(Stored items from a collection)
*****

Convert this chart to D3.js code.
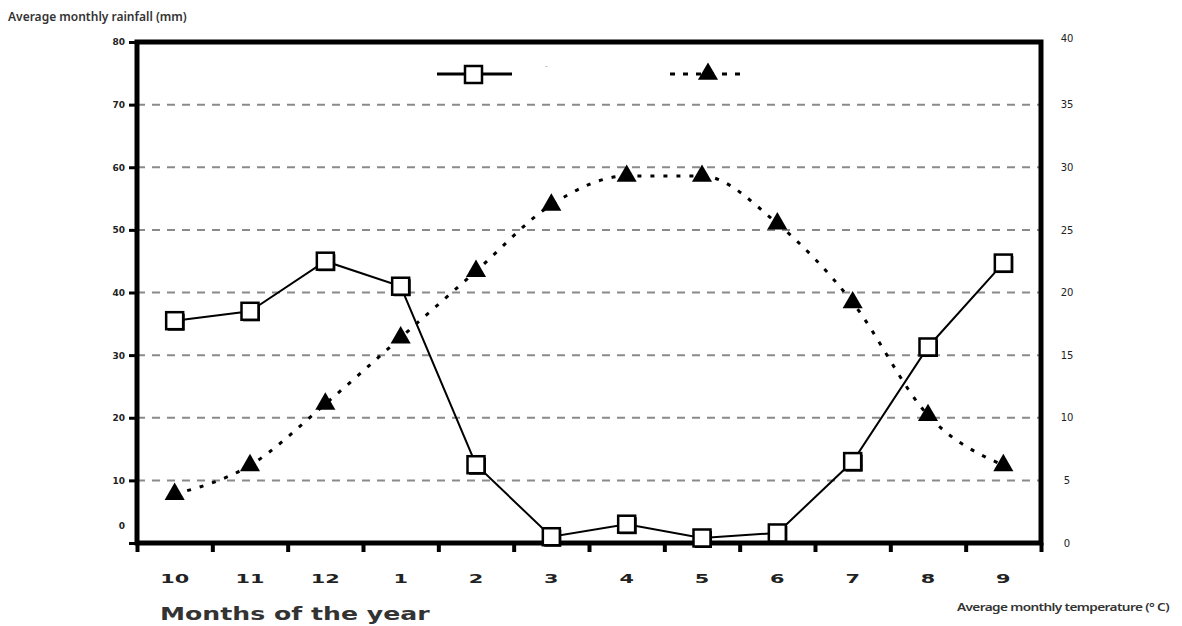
<!DOCTYPE html>
<html>
<head>
<meta charset="utf-8">
<script src="https://cdn.jsdelivr.net/npm/d3@7"></script>
<style>
  body { margin: 0; background: #fff; }
  svg { display: block; }
  .tick text { font-family: "DejaVu Sans", sans-serif; }
</style>
</head>
<body>
<div class="chart"></div>
<script>
// data
const months = ['10', '11', '12', '1', '2', '3', '4', '5', '6', '7', '8', '9'];
const rainfall = [35.5, 37, 45, 41, 12.5, 1, 3, 0.8, 1.6, 13, 31.3, 44.7];
const temperature = [3.9, 6.2, 11.1, 16.4, 21.7, 27, 29.3, 29.3, 25.5, 19.2, 10.2, 6.2];
const leftTicks = [0, 10, 20, 30, 40, 50, 60, 70, 80];
const rightTicks = [0, 5, 10, 15, 20, 25, 30, 35, 40];

const width = 1182, height = 626;
const plot = { left: 137, right: 1041, top: 42, bottom: 543 };

const svg = d3.select('.chart')
  .append('svg')
  .attr('width', width)
  .attr('height', height);

const x = d3.scaleBand()
  .domain(months)
  .range([plot.left, plot.right]);
const xEdge = d3.scaleLinear()
  .domain([0, months.length])
  .range([plot.left, plot.right]);
const yL = d3.scaleLinear().domain([0, 80]).range([plot.bottom, plot.top]);
const yR = d3.scaleLinear().domain([0, 40]).range([plot.bottom, plot.top]);
const cx = m => x(m) + x.bandwidth() / 2;

// dashed grid
svg.append('g')
  .selectAll('line')
  .data(leftTicks.filter(d => d > 0 && d < 80))
  .enter()
  .append('line')
  .attr('x1', plot.left)
  .attr('x2', plot.right)
  .attr('y1', d => yL(d))
  .attr('y2', d => yL(d))
  .style('stroke', '#8a8a8a')
  .style('stroke-width', 2)
  .style('stroke-dasharray', '8,7');

// left axis
const leftAxis = svg.append('g')
  .attr('transform', `translate(${plot.left},0)`)
  .call(d3.axisLeft(yL).tickValues(leftTicks).tickSize(8).tickPadding(4));
leftAxis.select('.domain').remove();
leftAxis.selectAll('.tick line').style('stroke', '#000').style('stroke-width', 3);
leftAxis.selectAll('.tick text')
  .style('font-size', '9px')
  .style('font-weight', 'bold')
  .style('fill', '#222')
  .attr('dy', d => d === 0 ? '-1.6em' : '0.32em');

// right axis labels
const rightAxis = svg.append('g')
  .attr('transform', `translate(${plot.right},0)`)
  .call(d3.axisRight(yR).tickValues(rightTicks).tickSize(0).tickPadding(26));
rightAxis.select('.domain').remove();
rightAxis.selectAll('.tick text')
  .style('font-size', '10px')
  .style('fill', '#222')
  .style('text-anchor', 'middle')
  .attr('dy', d => d === 40 ? '-0.1em' : '0.32em');

// bottom ticks at month boundaries
const bottomAxis = svg.append('g')
  .attr('transform', `translate(0,${plot.bottom})`)
  .call(d3.axisBottom(xEdge).tickValues(d3.range(months.length + 1)).tickSize(9).tickFormat(''));
bottomAxis.select('.domain').remove();
bottomAxis.selectAll('.tick line').style('stroke', '#000').style('stroke-width', 4);

// month labels (stretched wide like the original)
svg.append('g')
  .selectAll('text')
  .data(months)
  .enter()
  .append('text')
  .attr('transform', d => `translate(${cx(d)},583) scale(1.6,1)`)
  .attr('text-anchor', 'middle')
  .style('font-family', '"DejaVu Sans", sans-serif')
  .style('font-size', '13px')
  .style('font-weight', 'bold')
  .style('fill', '#222')
  .text(d => d);

// frame
svg.append('rect')
  .attr('x', plot.left)
  .attr('y', plot.top)
  .attr('width', plot.right - plot.left)
  .attr('height', plot.bottom - plot.top)
  .style('fill', 'none')
  .style('stroke', '#000')
  .style('stroke-width', 5);

// temperature (dotted, triangles)
const tempLine = d3.line()
  .x((d, i) => cx(months[i]))
  .y(d => yR(d))
  .curve(d3.curveMonotoneX);
svg.append('path')
  .attr('d', tempLine(temperature))
  .style('fill', 'none')
  .style('stroke', '#000')
  .style('stroke-width', 3)
  .style('stroke-dasharray', '4,9');

svg.append('g')
  .selectAll('path')
  .data(temperature)
  .enter()
  .append('path')
  .attr('transform', (d, i) => `translate(${cx(months[i])},${yR(d)})`)
  .attr('d', d3.symbol().type(d3.symbolTriangle).size(175))
  .style('fill', '#000');

// rainfall (solid, squares)
const rainLine = d3.line()
  .x((d, i) => cx(months[i]))
  .y(d => yL(d));
svg.append('path')
  .attr('d', rainLine(rainfall))
  .style('fill', 'none')
  .style('stroke', '#000')
  .style('stroke-width', 2);

const sq = 17;
const squares = svg.append('g')
  .selectAll('g')
  .data(rainfall)
  .enter()
  .append('g')
  .attr('transform', (d, i) => `translate(${cx(months[i])},${yL(d)})`);
squares.append('rect')
  .attr('x', -sq / 2 + 1.5)
  .attr('y', -sq / 2 + 1.5)
  .attr('width', sq)
  .attr('height', sq)
  .style('fill', '#000');
squares.append('rect')
  .attr('x', -sq / 2)
  .attr('y', -sq / 2)
  .attr('width', sq)
  .attr('height', sq)
  .style('fill', '#fff')
  .style('stroke', '#000')
  .style('stroke-width', 2.5);

// legend
const legend = svg.append('g');
legend.append('line')
  .attr('x1', 437).attr('x2', 512).attr('y1', 74).attr('y2', 74)
  .style('stroke', '#000').style('stroke-width', 3);
legend.append('rect')
  .attr('x', 465).attr('y', 66).attr('width', 17).attr('height', 17)
  .style('fill', '#fff').style('stroke', '#000').style('stroke-width', 2.5);
legend.append('text')
  .attr('x', 545).attr('y', 69)
  .style('font-size', '8px').style('fill', '#999')
  .text('-');
legend.append('line')
  .attr('x1', 670).attr('x2', 740).attr('y1', 74).attr('y2', 74)
  .style('stroke', '#000').style('stroke-width', 3)
  .style('stroke-dasharray', '5,8');
legend.append('path')
  .attr('transform', 'translate(708,74)')
  .attr('d', d3.symbol().type(d3.symbolTriangle).size(175))
  .style('fill', '#000');

// axis titles
svg.append('text')
  .attr('x', 8).attr('y', 21)
  .style('font-family', '"Noto Sans", sans-serif')
  .style('font-size', '12px')
  .style('font-weight', '600')
  .style('fill', '#333')
  .text('Average monthly rainfall (mm)');

svg.append('text')
  .attr('transform', 'translate(160,620) scale(1.4,1)')
  .style('font-family', '"DejaVu Sans", sans-serif')
  .style('font-size', '18px')
  .style('font-weight', 'bold')
  .style('fill', '#333')
  .text('Months of the year');

svg.append('text')
  .attr('transform', 'translate(957,611) scale(1.24,1)')
  .style('font-family', '"Noto Sans", sans-serif')
  .style('font-size', '11px')
  .style('font-weight', '600')
  .style('letter-spacing', '-0.5px')
  .style('fill', '#333')
  .text('Average monthly temperature (° C)');
</script>
</body>
</html>
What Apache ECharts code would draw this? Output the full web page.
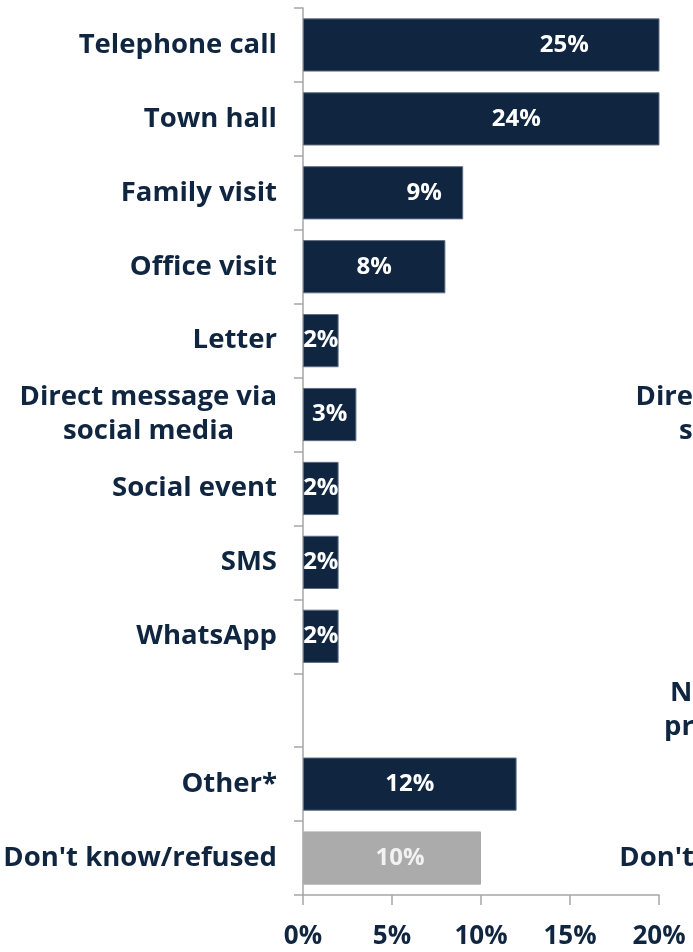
<!DOCTYPE html>
<html>
<head>
<meta charset="utf-8">
<script src="https://cdn.jsdelivr.net/npm/echarts@6/dist/echarts.min.js"></script>
<style>
  html, body { margin: 0; padding: 0; background: #fff; }
  #chart { width: 693px; height: 952px; }
</style>
</head>
<body>
<div id="chart"></div>
<script>
// left panel
var categories = ['Telephone call', 'Town hall', 'Family visit', 'Office visit', 'Letter',
    'Direct message via\nsocial media', 'Social event', 'SMS', 'WhatsApp', '', 'Other*',
    "Don't know/refused"];
var values = [25, 24, 9, 8, 2, 3, 2, 2, 2, null, 12, 10];
var xTicks = [0, 5, 10, 15, 20];

// right panel (mostly cut off by the picture edge)
var rightCategories = ['Telephone call', 'Town hall', 'Family visit', 'Office visit', 'Letter',
    'Direct message via\nsocial media', 'Social event', 'SMS', 'WhatsApp',
    'No contact used\nprefer not to say', 'Other*', "Don't know/refused"];

var navy = '#0f2540';
var grey = '#ababab';
var axisGrey = '#a6a6a6';
var font = 'Open Sans';
var catFontSize = 27.5;

// nudges for a few labels, as placed in the original
var labelShift = [83, 35, 41, 0, 0, 0, 0, 0, 0, 0, 0, 8];

var barData = values.map(function (v, i) {
    var item = {value: v, label: {offset: [labelShift[i], 0]}};
    if (i === values.length - 1) {
        item.itemStyle = {color: grey, borderColor: grey};
        item.label.color = '#f2f2f2';
    }
    return item;
});

// two-line labels are centred on each other, the block sits right
var ctx = document.createElement('canvas').getContext('2d');
ctx.font = 'bold ' + catFontSize + 'px "' + font + '"';
function centreLines(text) {
    var lines = text.split('\n');
    if (lines.length < 2) return text;
    var widths = lines.map(function (l) { return ctx.measureText(l).width; });
    var maxW = Math.max.apply(null, widths);
    var sp = ctx.measureText(' ').width;
    return lines.map(function (l, i) {
        var n = Math.round((maxW - widths[i]) / 2 / sp);
        return l + new Array(n + 1).join(' ');
    }).join('\n');
}

var chartContainer = document.getElementById('chart');
var barChart = echarts.init(chartContainer, null, {renderer: 'canvas'});

var catLabel = {
    color: navy,
    fontFamily: font,
    fontWeight: 'bold',
    fontSize: catFontSize,
    lineHeight: 34,
    align: 'right',
    margin: 26,
    formatter: centreLines
};

barChart.setOption({
    animation: false,
    grid: [
        {left: 303, top: 8, right: 34, bottom: 57, containLabel: false},
        {left: 919, top: 8, width: 356, bottom: 57, containLabel: false}
    ],
    xAxis: [{
        gridIndex: 0,
        type: 'value',
        min: 0,
        max: 20,
        interval: 5,
        axisLine: {show: true, lineStyle: {color: axisGrey, width: 1.5}},
        axisTick: {show: true, length: 10, lineStyle: {color: axisGrey, width: 1.5}},
        splitLine: {show: false},
        axisLabel: {
            color: navy,
            fontFamily: font,
            fontWeight: 'bold',
            fontSize: 26,
            margin: 29,
            formatter: function (v) { return xTicks.indexOf(v) >= 0 ? v + '%' : ''; }
        }
    }, {
        gridIndex: 1,
        type: 'value',
        min: 0,
        max: 20,
        show: false
    }],
    yAxis: [{
        gridIndex: 0,
        type: 'category',
        inverse: true,
        data: categories,
        axisLine: {show: true, lineStyle: {color: axisGrey, width: 1.5}},
        axisTick: {show: true, length: 9, lineStyle: {color: axisGrey, width: 1.5}},
        axisLabel: catLabel
    }, {
        gridIndex: 1,
        type: 'category',
        inverse: true,
        data: rightCategories,
        axisLine: {show: true, lineStyle: {color: axisGrey, width: 1.5}},
        axisTick: {show: true, length: 9, lineStyle: {color: axisGrey, width: 1.5}},
        axisLabel: catLabel
    }],
    series: [{
        type: 'bar',
        xAxisIndex: 0,
        yAxisIndex: 0,
        data: barData,
        barCategoryGap: '28%',
        itemStyle: {color: navy, borderColor: '#5f6e82', borderWidth: 1},
        label: {
            show: true,
            position: 'inside',
            color: '#ffffff',
            fontFamily: font,
            fontWeight: 'bold',
            fontSize: 24,
            formatter: function (p) { return p.value + '%'; }
        }
    }]
});

window.addEventListener('resize', function () {
    barChart.resize();
});
</script>
</body>
</html>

*****

:: TASK DESCRIPTION ::
Leave the pictures out, then copy word for word only the lines from the one containing "What Apache ECharts" through the one containing "var xTicks = [0, 5, 10, 15, 20];", both included.

:: EXERCISE RESPONSE ::
What Apache ECharts code would draw this? Output the full web page.
<!DOCTYPE html>
<html>
<head>
<meta charset="utf-8">
<script src="https://cdn.jsdelivr.net/npm/echarts@6/dist/echarts.min.js"></script>
<style>
  html, body { margin: 0; padding: 0; background: #fff; }
  #chart { width: 693px; height: 952px; }
</style>
</head>
<body>
<div id="chart"></div>
<script>
// left panel
var categories = ['Telephone call', 'Town hall', 'Family visit', 'Office visit', 'Letter',
    'Direct message via\nsocial media', 'Social event', 'SMS', 'WhatsApp', '', 'Other*',
    "Don't know/refused"];
var values = [25, 24, 9, 8, 2, 3, 2, 2, 2, null, 12, 10];
var xTicks = [0, 5, 10, 15, 20];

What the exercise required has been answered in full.